Quantile Algorithm

Introduction

The quantile algorithm is a statistical algorithm used to find the data value that splits a set of data samples into two equal halves. A quantile can be expressed as a percentage value (a percentile) or as a fraction, and is a commonly used statistical measure in fields such as finance, business, and healthcare.

Implementation


(* Quantile Algorithm *)

let quantile x =
  let y = sort ~inc:true x in
  let n = Array.length y in
  fun p ->
    if p < 0. || p > 1.
    then
      raise (Invalid_argument "Owl_base_stats.quantile: expected float between 0 and 1")
    else (
      let index = p *. float_of_int (n - 1) in
      let lhs = int_of_float index in
      let delta = index -. float_of_int lhs in
      if n = 0
      then 0.
      else if lhs = n - 1
      then y.(lhs)
      else ((1. -. delta) *. y.(lhs)) +. (delta *. y.(lhs + 1)))

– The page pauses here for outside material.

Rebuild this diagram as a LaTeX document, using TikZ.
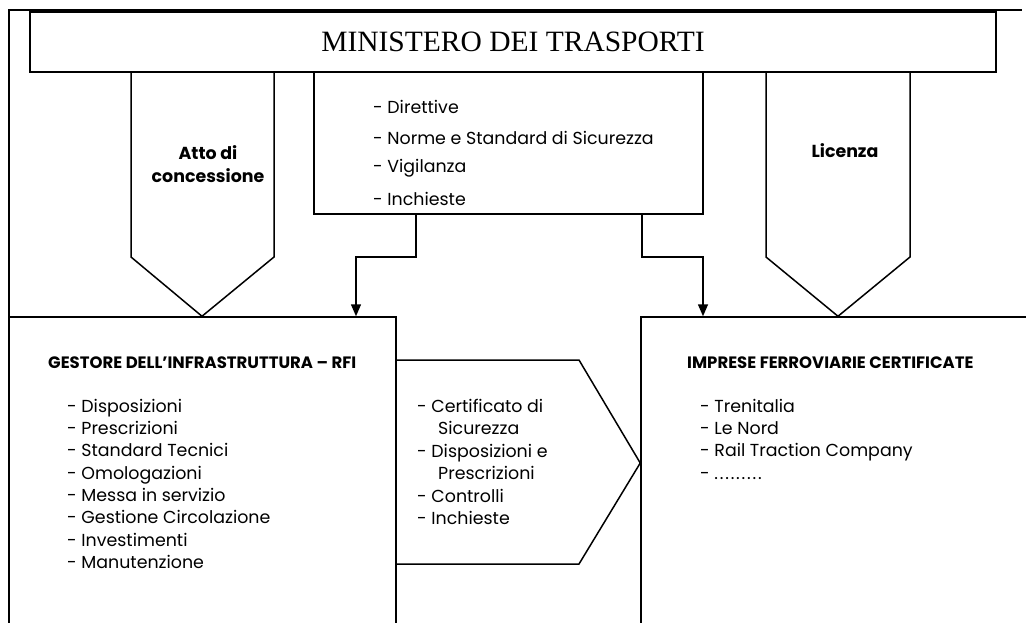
\documentclass[tikz,border=0pt]{standalone}
\usepackage{fontspec}
\newfontfamily\gothic[Ligatures=TeX]{Poppins}
\newfontfamily\titleserif[Ligatures=TeX]{Liberation Serif}
\usetikzlibrary{arrows.meta,positioning}
\newcommand{\etcdots}{.\kern1.8pt.\kern1.8pt.\kern1.8pt.\kern1.8pt.\kern1.8pt.\kern1.8pt.\kern1.8pt.\kern1.8pt.}

\begin{document}
\begin{tikzpicture}[
      x=1pt, y=-1pt,
      mybox/.style={
         rectangle,
         draw=black,
         line width=1.5pt,
         inner sep=0pt},
      myline/.style={
         line width=1.5pt,
         line join=miter},
      myarrow/.style={
         -{Triangle[length=12pt,width=10pt]},
         line width=1.5pt},
      mylabel/.style={
         font=\gothic\bfseries\fontsize{17.4}{23}\selectfont,
         align=center},
      mytitle/.style={
         anchor=base west,
         inner sep=0pt,
         font=\gothic\bfseries\fontsize{16.5}{18}\selectfont},
      myitem/.style={
         anchor=base west,
         inner sep=0pt,
         font=\gothic\fontsize{17.4}{20}\selectfont},
      ]
      \useasboundingbox (0,0) rectangle (1026,622);
      % frame
      \coordinate (fl) at (9,660);
      \coordinate (fr) at (1022,10);
      \draw[myline] (fl) |- (fr);

      % ministero
      \node[mybox,minimum width=966pt,minimum height=60pt,
            font=\titleserif\fontsize{29.5}{30}\selectfont] (min) at (513,42) {MINISTERO DEI TRASPORTI};
      % boxes
      \node[mybox,minimum width=389pt,minimum height=142pt] (dir) at (508.5,143) {};
      \node[mybox,minimum width=387pt,minimum height=340pt] (rfi) at (202.5,487) {};
      \node[mybox,minimum width=420pt,minimum height=340pt] (imp) at (851,487) {};

      % pentagons
      \draw[myline] (min.south -| 131,0) -- (131,257) -- (rfi.north -| 202,0)
                    -- (274,257) -- (min.south -| 274,0);
      \draw[myline] (min.south -| 766,0) -- (766,257) -- (imp.north -| 838,0)
                    -- (910,257) -- (min.south -| 910,0);
      \node[mylabel] (atto) at (208,164) {Atto di\\concessione};
      \node[mylabel,anchor=base] (lic) at (845,157) {Licenza};

      % hexagon
      \draw[myline] (rfi.east |- 0,360) -- (579,360) -- (imp.west |- 0,463)
                    -- (579,564) -- (rfi.east |- 0,564);

      % connectors
      \coordinate (k1) at (356,257);
      \coordinate (k2) at (703,257);
      \draw[myarrow] (dir.south -| 416,0) |- (k1) -- (k1 |- rfi.north);
      \draw[myarrow] (dir.south -| 642,0) |- (k2) -- (k2 |- imp.north);

      % texts
      \foreach \y/\txt [count=\i] in {113/Direttive, 144/Norme e Standard di Sicurezza,
                                      172/Vigilanza, 205/Inchieste}
        \node[myitem] (dir\i) at (373,\y) {- \txt};

      \node[mytitle] (rfit) at (48,368) {GESTORE DELL’INFRASTRUTTURA – RFI};
      \foreach \txt [count=\i] in {Disposizioni, Prescrizioni, Standard Tecnici,
          Omologazioni, Messa in servizio, Gestione Circolazione, Investimenti, Manutenzione}
        \node[myitem] (rfi\i) at (67,390+22.3*\i) {- \txt};

      \foreach \txt [count=\i] in {- Certificato di, \hspace*{21pt}Sicurezza,
          - Disposizioni e, \hspace*{21pt}Prescrizioni, - Controlli, - Inchieste}
        \node[myitem] (cer\i) at (417,390+22.4*\i) {\txt};

      \node[mytitle] (impt) at (687,368) {IMPRESE FERROVIARIE CERTIFICATE};
      \foreach \txt [count=\i] in {Trenitalia, Le Nord, Rail Traction Company, \etcdots}
        \node[myitem] (imp\i) at (700,390+22.3*\i) {- \txt};
\end{tikzpicture}
\end{document}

The implementation shown for this algorithm is written in the programming language OCaml. It sorts the input array of data in ascending order, and then calculates the quantile value based on the input value for p (the quantile value to be calculated).

Step-by-step Explanation

  1. Sort the input array of data, x, in ascending order.
  2. Calculate the length of the sorted array, n.
  3. Define a function that takes in a value for p, the quantile to be found.
  4. If the input value for p is less than 0 or greater than 1, raise an exception indicating an invalid input value.
  5. Calculate the index of the quantile by multiplying p by n-1.
  6. Get the integer value of the calculated index, and assign it to lhs.
  7. Compute the delta value which is the difference between the calculated index and lhs.
  8. If n is 0, return 0.
  9. If lhs is equal to n - 1, return the last value in the sorted array.
  10. Otherwise, calculate the quantile value using the formula ((1-delta) * y.(lhs)) + (delta * y.(lhs + 1)), where y.(lhs) is the value at index lhs in the sorted array.

Complexity Analysis

The sorting operation in the algorithm takes O(n log n) time, where n is the length of the input array. However, the rest of the algorithm is a constant time operation, so the overall time complexity of the algorithm is O(n log n) due to the sorting operation. The worst-case space complexity of the algorithm is O(n) due to the space required to store the sorted array. Overall, the algorithm is efficient in most cases and provides a fast way to compute quantiles.